Dans l’arrêt Sejdovic c. Italie (2006), la Cour a établi que le droit de l’accusé d’être présent à son procès n’est pas absolu. Toutefois, pour qu’un jugement par contumace soit conforme à la Convention, il faut que l’accusé ait été informé de manière effective des poursuites et qu’il ait renoncé de manière non équivoque à son droit de comparaître.
La Cour insiste également sur la nécessité de prévoir des mécanismes de réexamen de l’affaire lorsque l’accusé n’a pas eu connaissance du procès ou n’a pas renoncé volontairement à y participer.
Perspectives d’avenir : vers une harmonisation européenne ?
Face aux disparités entre les systèmes juridiques nationaux et aux difficultés posées par la reconnaissance mutuelle des décisions judiciaires, l’Union européenne réfléchit à une harmonisation des règles en matière de jugements par contumace.

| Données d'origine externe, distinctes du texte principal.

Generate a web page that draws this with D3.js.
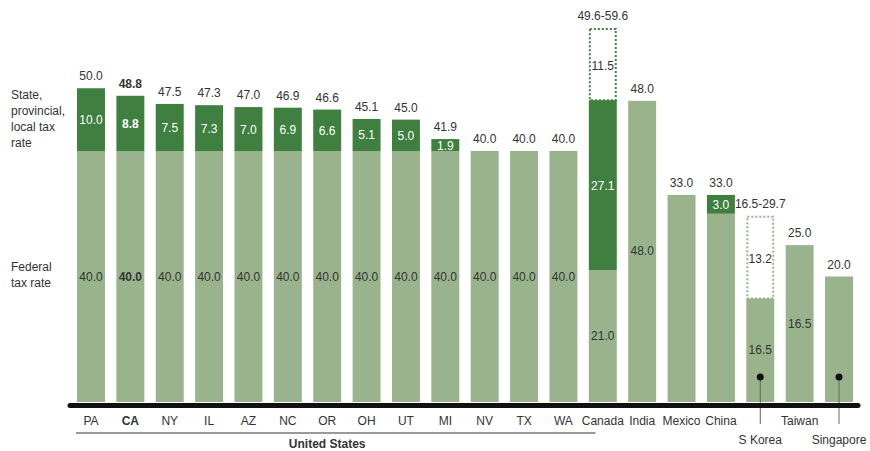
<!DOCTYPE html>
<html><head><meta charset="utf-8">
<script src="https://cdn.jsdelivr.net/npm/d3@7"></script>
<style>
body{margin:0;background:#fff;}
text{font-family:"Liberation Sans",Arial,sans-serif;}
</style></head>
<body><svg id="c" width="870" height="451"></svg>
<script>
const categories = ["PA","CA","NY","IL","AZ","NC","OR","OH","UT","MI","NV","TX","WA","Canada","India","Mexico","China","S Korea","Taiwan","Singapore"];
const federal = [40,40,40,40,40,40,40,40,40,40,40,40,40,21,48,33,30,16.5,25,20];
const stateLocal = [10,8.8,7.5,7.3,7.0,6.9,6.6,5.1,5.0,1.9,0,0,0,27.1,0,0,3.0,0,0,0];
const rangeExtra = [0,0,0,0,0,0,0,0,0,0,0,0,0,11.5,0,0,0,13.2,0,0];
const totalLabels = ["50.0","48.8","47.5","47.3","47.0","46.9","46.6","45.1","45.0","41.9","40.0","40.0","40.0","49.6-59.6","48.0","33.0","33.0","16.5-29.7","25.0","20.0"];
const federalLabels = ["40.0","40.0","40.0","40.0","40.0","40.0","40.0","40.0","40.0","40.0","40.0","40.0","40.0","21.0","48.0","","","16.5","16.5",""];
const stateLabels = ["10.0","8.8","7.5","7.3","7.0","6.9","6.6","5.1","5.0","1.9","","","","27.1","","","3.0","","",""];
const extraLabels = ["","","","","","","","","","","","","","11.5","","","","13.2","",""];
const boldCategory = "CA";
const groupLabel = "United States";
const groupMembers = categories.slice(0,13);
const leaderCategories = ["S Korea","Singapore"];

const DARK = "#3f7f3f", LIGHT = "#99b38d", TXT = "#333";
const svg = d3.select("#c");
const x = d3.scaleBand().domain(categories).range([71.3, 858.7]).paddingInner(0.29).paddingOuter(0.145);
const y = d3.scaleLinear().domain([0, 60]).range([402, 25.5]);
const bw = x.bandwidth();

const data = categories.map((c,i)=>({c,i,fed:federal[i],st:stateLocal[i],ex:rangeExtra[i]}));
const g = svg.append("g");

// federal
g.selectAll(".fed").data(data).join("rect")
  .attr("x",d=>x(d.c)).attr("width",bw)
  .attr("y",d=>y(d.fed)).attr("height",d=>y(0)-y(d.fed)).attr("fill",LIGHT);
// state
g.selectAll(".st").data(data.filter(d=>d.st>0)).join("rect")
  .attr("x",d=>x(d.c)).attr("width",bw)
  .attr("y",d=>y(d.fed+d.st)).attr("height",d=>y(d.fed)-y(d.fed+d.st)).attr("fill",DARK);
// range dashed boxes
g.selectAll(".ex").data(data.filter(d=>d.ex>0)).join("rect")
  .attr("x",d=>x(d.c)+1).attr("width",bw-2)
  .attr("y",d=>y(d.fed+d.st+d.ex)+1).attr("height",d=>y(d.fed+d.st)-y(d.fed+d.st+d.ex)-1)
  .attr("fill","none").attr("stroke",d=>d.st>0?DARK:LIGHT).attr("stroke-width",2).attr("stroke-dasharray","2,2");

const isBold = d=>d.c===boldCategory ? "bold" : "normal";
// top labels
g.selectAll(".tl").data(data).join("text")
  .attr("x",d=>x(d.c)+bw/2).attr("y",d=>y(d.fed+d.st+d.ex)-8)
  .attr("text-anchor","middle").attr("font-size",12).attr("fill",TXT)
  .attr("font-weight",isBold).text(d=>totalLabels[d.i]);
// federal labels
g.selectAll(".fl").data(data).join("text")
  .attr("x",d=>x(d.c)+bw/2).attr("y",d=>(y(0)+y(d.fed))/2+4)
  .attr("text-anchor","middle").attr("font-size",12).attr("fill",TXT)
  .attr("font-weight",isBold).text(d=>federalLabels[d.i]);
// state labels
g.selectAll(".sl").data(data.filter(d=>d.st>0)).join("text")
  .attr("x",d=>x(d.c)+bw/2).attr("y",d=>(y(d.fed)+y(d.fed+d.st))/2+4.5)
  .attr("text-anchor","middle").attr("font-size",12).attr("fill","#fff")
  .attr("font-weight",isBold).text(d=>stateLabels[d.i]);
// extra labels
g.selectAll(".el").data(data.filter(d=>d.ex>0)).join("text")
  .attr("x",d=>x(d.c)+bw/2).attr("y",d=>(y(d.fed+d.st)+y(d.fed+d.st+d.ex))/2+6)
  .attr("text-anchor","middle").attr("font-size",12).attr("fill",TXT)
  .text(d=>extraLabels[d.i]);

// leader lines
const ld = data.filter(d=>leaderCategories.includes(d.c));
g.selectAll(".ll").data(ld).join("line")
  .attr("x1",d=>x(d.c)+bw/2).attr("x2",d=>x(d.c)+bw/2)
  .attr("y1",377).attr("y2",424).attr("stroke","#666").attr("stroke-width",1);
g.selectAll(".ld").data(ld).join("circle")
  .attr("cx",d=>x(d.c)+bw/2).attr("cy",377).attr("r",3.5).attr("fill","#111");

// axis baseline
svg.append("line").attr("x1",70).attr("x2",858).attr("y1",405.5).attr("y2",405.5)
  .attr("stroke","#111").attr("stroke-width",5).attr("stroke-linecap","round");

// category axis
const ax = svg.append("g").attr("transform","translate(0,408)")
  .call(d3.axisBottom(x).tickSize(0).tickPadding(8));
ax.select(".domain").remove();
ax.selectAll(".tick text")
  .attr("font-family","Liberation Sans, Arial, sans-serif").attr("font-size",12).attr("fill",TXT)
  .attr("font-weight",d=>d===boldCategory?"bold":"normal")
  .attr("dy",d=>leaderCategories.includes(d)?"2.3em":"0.71em");

// group underline & label
const gx0 = x(groupMembers[0]) - 1, gx1 = x(groupMembers[groupMembers.length-1]) + bw + 18;
svg.append("line").attr("x1",gx0).attr("x2",gx1).attr("y1",433).attr("y2",433)
  .attr("stroke",TXT).attr("stroke-width",1);
svg.append("text").attr("x",(x("PA")+x("WA")+bw)/2).attr("y",448).attr("text-anchor","middle")
  .attr("font-size",12).attr("font-weight","bold").attr("fill",TXT).text(groupLabel);

// left labels
const leftA = ["State,","provincial,","local tax","rate"];
const leftB = ["Federal","tax rate"];
svg.append("text").attr("x",11).attr("y",99).attr("font-size",12).attr("fill",TXT)
  .selectAll("tspan").data(leftA).join("tspan").attr("x",11).attr("dy",(d,i)=>i?16:0).text(d=>d);
svg.append("text").attr("x",11).attr("y",271).attr("font-size",12).attr("fill",TXT)
  .selectAll("tspan").data(leftB).join("tspan").attr("x",11).attr("dy",(d,i)=>i?16:0).text(d=>d);
</script></body></html>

La décision-cadre 2009/299/JAI du Conseil de l’Union européenne a posé les premiers jalons d’une approche commune, en définissant des critères minimaux pour la reconnaissance des décisions rendues en l’absence de la personne concernée. Cette initiative vise à renforcer les droits procéduraux tout en facilitant la coopération judiciaire entre États membres.
L’avenir de la justice pénale européenne passera probablement par un équilibre subtil entre l’efficacité des poursuites et le respect scrupuleux des droits de la défense, y compris dans les situations où l’accusé est absent.
Le jugement par contumace reste un sujet de débat intense dans le monde juridique. Si cette procédure répond à un besoin pratique de la justice, elle ne doit pas se faire au détriment des garanties fondamentales du procès équitable. L’évolution des pratiques et de la jurisprudence témoigne d’une recherche constante d’équilibre entre ces impératifs parfois contradictoires. Dans un monde globalisé où la criminalité ignore les frontières, trouver des solutions respectueuses des droits de l’homme tout en assurant l’efficacité de la justice pénale demeure un défi majeur pour les années à venir.